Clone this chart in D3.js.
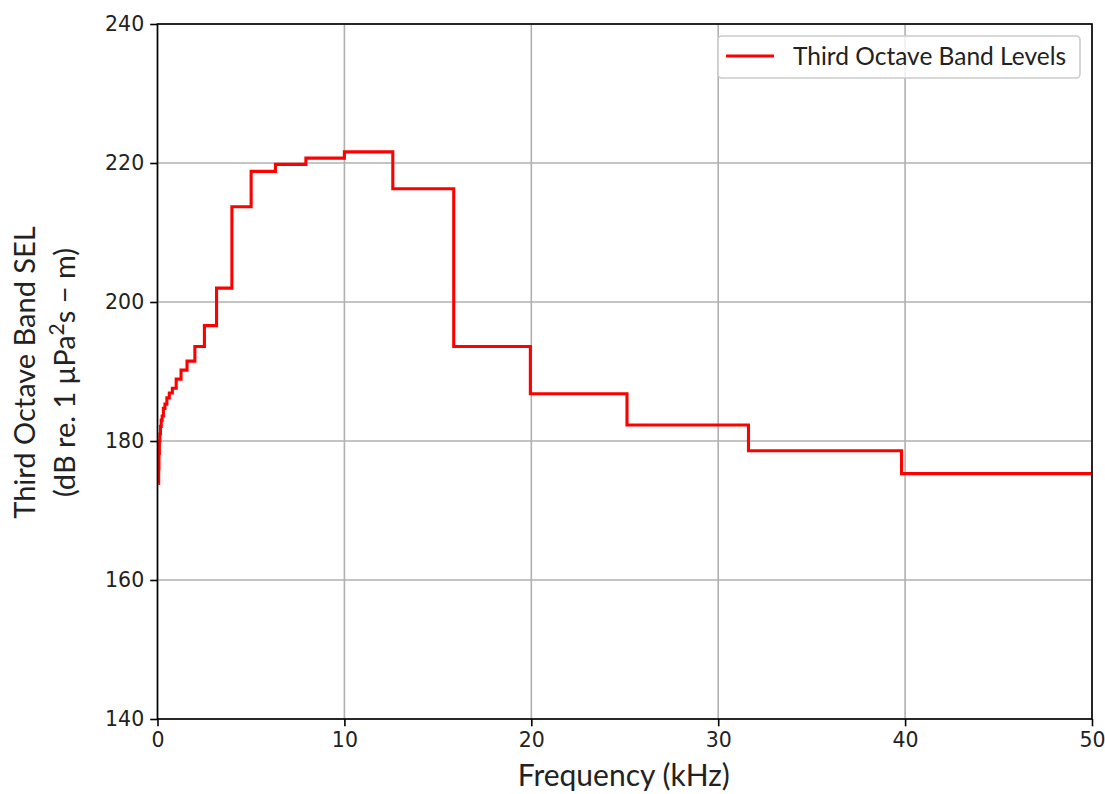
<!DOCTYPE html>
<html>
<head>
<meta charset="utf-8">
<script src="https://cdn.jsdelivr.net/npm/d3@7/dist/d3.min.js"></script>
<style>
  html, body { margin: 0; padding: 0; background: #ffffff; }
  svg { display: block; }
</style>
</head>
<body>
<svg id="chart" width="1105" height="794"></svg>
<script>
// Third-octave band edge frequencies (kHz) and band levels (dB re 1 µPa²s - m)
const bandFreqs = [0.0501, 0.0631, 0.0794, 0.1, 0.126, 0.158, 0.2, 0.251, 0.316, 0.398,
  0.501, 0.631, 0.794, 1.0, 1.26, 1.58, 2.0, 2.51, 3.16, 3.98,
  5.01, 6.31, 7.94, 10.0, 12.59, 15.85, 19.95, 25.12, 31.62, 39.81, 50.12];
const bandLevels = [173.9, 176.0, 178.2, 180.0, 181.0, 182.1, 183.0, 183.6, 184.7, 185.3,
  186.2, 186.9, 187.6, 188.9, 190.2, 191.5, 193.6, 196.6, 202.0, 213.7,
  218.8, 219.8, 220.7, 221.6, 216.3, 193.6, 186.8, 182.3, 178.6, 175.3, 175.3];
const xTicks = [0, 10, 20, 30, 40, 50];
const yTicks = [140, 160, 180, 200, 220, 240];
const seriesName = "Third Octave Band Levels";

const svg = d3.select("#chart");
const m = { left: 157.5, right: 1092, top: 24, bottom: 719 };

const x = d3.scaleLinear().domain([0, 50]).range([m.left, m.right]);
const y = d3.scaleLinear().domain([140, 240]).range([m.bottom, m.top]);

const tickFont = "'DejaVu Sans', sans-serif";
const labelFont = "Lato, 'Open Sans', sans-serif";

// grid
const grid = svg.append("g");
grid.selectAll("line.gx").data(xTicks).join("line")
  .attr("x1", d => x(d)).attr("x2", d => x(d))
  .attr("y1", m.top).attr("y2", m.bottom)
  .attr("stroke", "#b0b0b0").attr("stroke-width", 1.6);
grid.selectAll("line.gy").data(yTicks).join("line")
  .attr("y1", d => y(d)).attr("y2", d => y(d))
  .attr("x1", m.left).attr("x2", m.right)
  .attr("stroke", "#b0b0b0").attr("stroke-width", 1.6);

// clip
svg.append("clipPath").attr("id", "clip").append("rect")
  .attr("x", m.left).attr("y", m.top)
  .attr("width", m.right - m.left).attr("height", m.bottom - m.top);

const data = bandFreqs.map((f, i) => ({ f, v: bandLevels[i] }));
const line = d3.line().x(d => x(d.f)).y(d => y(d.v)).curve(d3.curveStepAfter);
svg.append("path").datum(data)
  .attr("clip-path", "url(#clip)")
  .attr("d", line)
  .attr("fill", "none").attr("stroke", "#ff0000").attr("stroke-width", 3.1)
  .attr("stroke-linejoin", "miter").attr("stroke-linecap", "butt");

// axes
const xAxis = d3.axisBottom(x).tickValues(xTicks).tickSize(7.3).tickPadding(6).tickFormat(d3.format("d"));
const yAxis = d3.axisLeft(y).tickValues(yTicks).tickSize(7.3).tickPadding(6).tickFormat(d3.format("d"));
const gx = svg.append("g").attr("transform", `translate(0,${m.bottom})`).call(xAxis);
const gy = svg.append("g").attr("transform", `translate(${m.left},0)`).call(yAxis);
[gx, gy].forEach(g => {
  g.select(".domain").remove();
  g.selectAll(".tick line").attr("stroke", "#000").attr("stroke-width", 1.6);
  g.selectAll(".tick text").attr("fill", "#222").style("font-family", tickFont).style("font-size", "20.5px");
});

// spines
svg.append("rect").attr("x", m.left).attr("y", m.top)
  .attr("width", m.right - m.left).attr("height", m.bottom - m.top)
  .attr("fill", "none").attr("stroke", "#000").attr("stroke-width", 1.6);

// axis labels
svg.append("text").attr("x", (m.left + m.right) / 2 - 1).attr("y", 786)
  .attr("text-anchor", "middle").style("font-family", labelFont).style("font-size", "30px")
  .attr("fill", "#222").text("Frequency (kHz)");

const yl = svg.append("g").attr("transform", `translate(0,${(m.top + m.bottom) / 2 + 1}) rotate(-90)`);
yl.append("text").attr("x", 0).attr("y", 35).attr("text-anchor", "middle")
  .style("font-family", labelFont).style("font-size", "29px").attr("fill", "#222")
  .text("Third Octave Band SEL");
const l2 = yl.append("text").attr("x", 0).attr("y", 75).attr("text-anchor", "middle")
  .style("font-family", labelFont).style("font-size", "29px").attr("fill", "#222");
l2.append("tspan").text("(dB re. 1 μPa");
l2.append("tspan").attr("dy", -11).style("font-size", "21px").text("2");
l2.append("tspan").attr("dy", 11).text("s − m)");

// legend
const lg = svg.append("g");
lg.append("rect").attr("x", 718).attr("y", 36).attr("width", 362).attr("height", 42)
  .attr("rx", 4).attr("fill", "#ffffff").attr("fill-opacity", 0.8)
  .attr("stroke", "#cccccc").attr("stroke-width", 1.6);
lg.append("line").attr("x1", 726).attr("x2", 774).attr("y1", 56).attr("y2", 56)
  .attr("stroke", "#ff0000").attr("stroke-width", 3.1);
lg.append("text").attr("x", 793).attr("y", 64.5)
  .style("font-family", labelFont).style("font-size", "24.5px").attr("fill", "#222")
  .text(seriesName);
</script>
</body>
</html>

----------------------------------------

▶ _Written exercise_:
Identify all lines where the word "chart" shows up. Copy them.

▶ _Complete answer_:
Clone this chart in D3.js.
<svg id="chart" width="1105" height="794"></svg>
const svg = d3.select("#chart");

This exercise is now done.